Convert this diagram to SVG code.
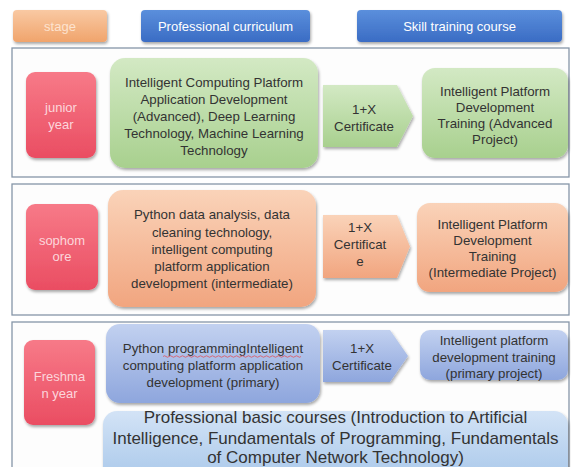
<svg xmlns="http://www.w3.org/2000/svg" width="571" height="467" viewBox="0 0 571 467">
<defs>
  <linearGradient id="gOrangeH" x1="0" y1="0" x2="0" y2="1"><stop offset="0" stop-color="#f9c9a3"/><stop offset="1" stop-color="#f0a46c"/></linearGradient>
  <linearGradient id="gBlueH" x1="0" y1="0" x2="0" y2="1"><stop offset="0" stop-color="#5b8fdc"/><stop offset="1" stop-color="#3a6cc4"/></linearGradient>
  <linearGradient id="gPink" x1="0" y1="0" x2="0" y2="1"><stop offset="0" stop-color="#f77a88"/><stop offset="1" stop-color="#ea4d62"/></linearGradient>
  <linearGradient id="gGreen" x1="0" y1="0" x2="0" y2="1"><stop offset="0" stop-color="#d3e9c4"/><stop offset="1" stop-color="#a8d08e"/></linearGradient>
  <linearGradient id="gOrange" x1="0" y1="0" x2="0" y2="1"><stop offset="0" stop-color="#fad3b9"/><stop offset="1" stop-color="#f1a57f"/></linearGradient>
  <linearGradient id="gBlue" x1="0" y1="0" x2="0" y2="1"><stop offset="0" stop-color="#c2d1f0"/><stop offset="1" stop-color="#8ea6dd"/></linearGradient>
  <linearGradient id="gBlueL" x1="0" y1="0" x2="0" y2="1"><stop offset="0" stop-color="#d3e3f6"/><stop offset="1" stop-color="#a9c8ea"/></linearGradient>
  <filter id="sh" x="-10%" y="-10%" width="125%" height="130%">
    <feGaussianBlur in="SourceAlpha" stdDeviation="1.5"/>
    <feOffset dx="1" dy="2" result="b"/>
    <feComponentTransfer><feFuncA type="linear" slope="0.35"/></feComponentTransfer>
    <feMerge><feMergeNode/><feMergeNode in="SourceGraphic"/></feMerge>
  </filter>
</defs>
<style>
  text { font-family: "Liberation Sans", Arial, sans-serif; text-anchor: middle; }
  .hd { font-size: 13px; fill: #ffffff; }
  .hs { font-size: 13px; fill: #fde3cf; }
  .yr { font-size: 13px; fill: #fcd6dc; }
  .tx { font-size: 13.3px; fill: #333333; }
  .big { font-size: 17px; fill: #333333; }
  .panel { fill: #fdfdfd; stroke: #8696a8; stroke-width: 1.3; }
</style>

<g id="header">
  <g id="h-stage"><rect x="13" y="10" width="94" height="32" rx="4" fill="url(#gOrangeH)" filter="url(#sh)"/><text class="hs" x="60" y="30.5">stage</text></g>
  <g id="h-prof"><rect x="141" y="10" width="169" height="32" rx="4" fill="url(#gBlueH)" filter="url(#sh)"/><text class="hd" x="225.5" y="30.5">Professional curriculum</text></g>
  <g id="h-skill"><rect x="357" y="10" width="205" height="32" rx="4" fill="url(#gBlueH)" filter="url(#sh)"/><text class="hd" x="459.5" y="30.5">Skill training course</text></g>
</g>

<g id="panels">
  <rect class="panel" x="12" y="48" width="557" height="129"/>
  <rect class="panel" x="12" y="184" width="557" height="131"/>
  <rect class="panel" x="12" y="322" width="557" height="150"/>
</g>

<g id="junior">
  <g id="junior-year"><rect x="26" y="72" width="70" height="86" rx="9" fill="url(#gPink)" filter="url(#sh)"/>
    <text class="yr" x="61" y="112">junior</text><text class="yr" x="61" y="129">year</text></g>
  <g id="junior-curr"><rect x="110" y="58" width="208" height="110" rx="15" fill="url(#gGreen)" filter="url(#sh)"/>
    <text class="tx" x="214" y="87">Intelligent Computing Platform</text>
    <text class="tx" x="214" y="104">Application Development</text>
    <text class="tx" x="214" y="121">(Advanced), Deep Learning</text>
    <text class="tx" x="214" y="138">Technology, Machine Learning</text>
    <text class="tx" x="214" y="155">Technology</text></g>
  <g id="junior-cert"><polygon points="323,85 397,85 413,116 397,147 323,147" fill="url(#gGreen)" filter="url(#sh)"/>
    <text class="tx" x="364" y="114">1+X</text><text class="tx" x="364" y="131">Certificate</text></g>
  <g id="junior-skill"><rect x="422" y="68" width="146" height="90" rx="13" fill="url(#gGreen)" filter="url(#sh)"/>
    <text class="tx" x="495" y="96">Intelligent Platform</text>
    <text class="tx" x="495" y="112">Development</text>
    <text class="tx" x="495" y="128">Training (Advanced</text>
    <text class="tx" x="495" y="144">Project)</text></g>
</g>

<g id="sophomore">
  <g id="soph-year"><rect x="26" y="204" width="72" height="86" rx="9" fill="url(#gPink)" filter="url(#sh)"/>
    <text class="yr" x="62" y="245">sophom</text><text class="yr" x="62" y="261">ore</text></g>
  <g id="soph-curr"><rect x="108" y="190" width="208" height="117" rx="15" fill="url(#gOrange)" filter="url(#sh)"/>
    <text class="tx" x="212" y="219">Python data analysis, data</text>
    <text class="tx" x="212" y="237">cleaning technology,</text>
    <text class="tx" x="212" y="254">intelligent computing</text>
    <text class="tx" x="212" y="271">platform application</text>
    <text class="tx" x="212" y="288">development (intermediate)</text></g>
  <g id="soph-cert"><polygon points="323,215 397,215 410,246.5 397,278 323,278" fill="url(#gOrange)" filter="url(#sh)"/>
    <text class="tx" x="360" y="232">1+X</text><text class="tx" x="360" y="249">Certificat</text><text class="tx" x="360" y="266">e</text></g>
  <g id="soph-skill"><rect x="417" y="203" width="151" height="89" rx="13" fill="url(#gOrange)" filter="url(#sh)"/>
    <text class="tx" x="492.5" y="229">Intelligent Platform</text>
    <text class="tx" x="492.5" y="245">Development</text>
    <text class="tx" x="492.5" y="261">Training</text>
    <text class="tx" x="492.5" y="277">(Intermediate Project)</text></g>
</g>

<g id="freshman">
  <g id="fresh-year"><rect x="24" y="340" width="71" height="85" rx="9" fill="url(#gPink)" filter="url(#sh)"/>
    <text class="yr" x="59.5" y="381">Freshma</text><text class="yr" x="59.5" y="398">n year</text></g>
  <g id="fresh-curr"><rect x="106" y="324" width="214" height="79" rx="14" fill="url(#gBlue)" filter="url(#sh)"/>
    <text class="tx" x="213" y="353">Python programmingIntelligent</text>
    <path d="M163,356.5 q1.5,-1.5 3,0 t3,0 t3,0 t3,0 t3,0 t3,0 t3,0 t3,0 t3,0 t3,0 t3,0 t3,0 t3,0 t3,0 t3,0 t3,0 t3,0 t3,0 t3,0 t3,0 t3,0 t3,0 t3,0 t3,0 t3,0 t3,0 t3,0 t3,0 t3,0 t3,0 t3,0 t3,0 t3,0 t3,0 t3,0 t3,0 t3,0 t3,0 t3,0 t3,0 t3,0 t3,0 t3,0 t3,0 t3,0 t3,0" fill="none" stroke="#e0505a" stroke-width="0.8"/>
    <text class="tx" x="213" y="370">computing platform application</text>
    <text class="tx" x="213" y="387">development (primary)</text></g>
  <g id="fresh-cert"><polygon points="323,330 390,330 408,356 390,382 323,382" fill="url(#gBlue)" filter="url(#sh)"/>
    <text class="tx" x="362" y="353">1+X</text><text class="tx" x="362" y="370">Certificate</text></g>
  <g id="fresh-skill"><rect x="420" y="330" width="148" height="50" rx="10" fill="url(#gBlue)" filter="url(#sh)"/>
    <text class="tx" x="494" y="345">Intelligent platform</text>
    <text class="tx" x="494" y="362">development training</text>
    <text class="tx" x="494" y="378">(primary project)</text></g>
  <g id="fresh-basic"><rect x="103" y="411" width="465" height="70" rx="14" fill="url(#gBlueL)" filter="url(#sh)"/>
    <text class="big" x="335.5" y="423">Professional basic courses (Introduction to Artificial</text>
    <text class="big" x="335.5" y="444">Intelligence, Fundamentals of Programming, Fundamentals</text>
    <text class="big" x="335.5" y="463">of Computer Network Technology)</text></g>
</g>
</svg>
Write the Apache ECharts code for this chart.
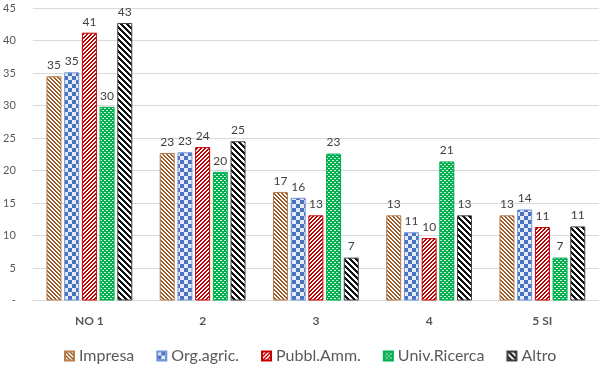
<!DOCTYPE html>
<html>
<head>
<meta charset="utf-8">
<script src="https://cdn.jsdelivr.net/npm/echarts@6/dist/echarts.min.js"></script>
<style>
html,body{margin:0;padding:0;background:#fff;}
#chart{width:599px;height:369px;}
</style>
</head>
<body>
<div id="chart"></div>
<script>
var categories = ['NO 1', '2', '3', '4', '5 SI'];
var seriesNames = ['Impresa', 'Org.agric.', 'Pubbl.Amm.', 'Univ.Ricerca', 'Altro'];
var impresa = [34.5, 22.7, 16.7, 13.1, 13.1];
var orgAgric = [35.1, 22.8, 15.8, 10.5, 14.0];
var pubblAmm = [41.2, 23.6, 13.1, 9.6, 11.3];
var univRicerca = [29.8, 19.8, 22.6, 21.4, 6.6];
var altro = [42.7, 24.5, 6.6, 13.1, 11.4];
var yTicks = [0, 5, 10, 15, 20, 25, 30, 35, 40, 45];

function makeTile(size, painter) {
  var c = document.createElement('canvas');
  c.width = size; c.height = size;
  var ctx = c.getContext('2d');
  var img = ctx.createImageData(size, size);
  for (var y = 0; y < size; y++) {
    for (var x = 0; x < size; x++) {
      var col = painter(x, y);
      var i = (y * size + x) * 4;
      img.data[i] = col[0]; img.data[i+1] = col[1]; img.data[i+2] = col[2]; img.data[i+3] = 255;
    }
  }
  ctx.putImageData(img, 0, 0);
  return c;
}
function hex(h){ return [parseInt(h.substr(1,2),16), parseInt(h.substr(3,2),16), parseInt(h.substr(5,2),16)]; }
var W = [255,255,255];
var pBrown = makeTile(4, function(x,y){ return ((x - y + 8) % 4) < 2 ? hex('#9a5a28') : W; });
var pChecker = makeTile(8, function(x,y){ return ((Math.floor(x/4) + Math.floor(y/4)) % 2) ? hex('#4a72c0') : hex('#e4ecf8'); });
var pRed = makeTile(4, function(x,y){ return ((x + y) % 4) < 2 ? hex('#c00000') : W; });
var pGreen = makeTile(4, function(x,y){
  if ((y === 0 && (x === 0 || x === 1)) || (y === 2 && (x === 2 || x === 3))) return hex('#d8f5e4');
  return hex('#00b050');
});
var pBlack = makeTile(6, function(x,y){ return ((x - y + 12) % 6) < 3 ? hex('#111111') : W; });

var patterns = [pBrown, pChecker, pRed, pGreen, pBlack];
var borders = ['#b57c4c', '#6f93d4', '#c00000', '#00b050', '#404040'];
var values = [impresa, orgAgric, pubblAmm, univRicerca, altro];

var series = seriesNames.map(function(name, k){
  return {
    name: name,
    type: 'bar',
    data: values[k],
    barWidth: 15,
    barGap: '18%',
    itemStyle: {
      color: { image: patterns[k], repeat: 'repeat' },
      borderColor: borders[k],
      borderWidth: 1
    },
    label: {
      show: true,
      position: 'top',
      distance: 5,
      color: '#404040',
      fontFamily: 'Lato',
      fontSize: 12,
      formatter: function(p){ return Math.round(p.value); }
    }
  };
});

var chart = echarts.init(document.getElementById('chart'), null, {renderer: 'canvas'});
chart.setOption({
  animation: false,
  textStyle: { fontFamily: 'Lato' },
  grid: { left: 32, top: 8, width: 572.5, height: 292.5, containLabel: false },
  legend: {
    data: seriesNames,
    left: 59,
    top: 343,
    icon: 'rect',
    itemWidth: 9,
    itemHeight: 9,
    itemGap: 22,
    textStyle: { color: '#595959', fontSize: 16, fontFamily: 'Lato' }
  },
  xAxis: {
    type: 'category',
    data: categories,
    axisLine: { show: true, lineStyle: { color: '#d9d9d9' } },
    axisTick: { show: false },
    axisLabel: { color: '#595959', fontWeight: 'bold', fontSize: 12, margin: 15, fontFamily: 'Lato' }
  },
  yAxis: {
    type: 'value',
    min: yTicks[0],
    max: yTicks[yTicks.length - 1],
    interval: 5,
    axisLine: { show: false },
    axisTick: { show: false },
    splitLine: { lineStyle: { color: '#d9d9d9' } },
    axisLabel: {
      color: '#595959', fontSize: 11, margin: 17, fontFamily: 'Lato',
      formatter: function(v){ return v === 0 ? '-' : String(v); }
    }
  },
  series: series
});
</script>
</body>
</html>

.....

▸ WRITTEN INSTRUCTION:
Return each line with "this".

▸ SOLUTION TO THE PROBLEM:
Convert this diagram to SVG code.
Write the Apache ECharts code for this chart.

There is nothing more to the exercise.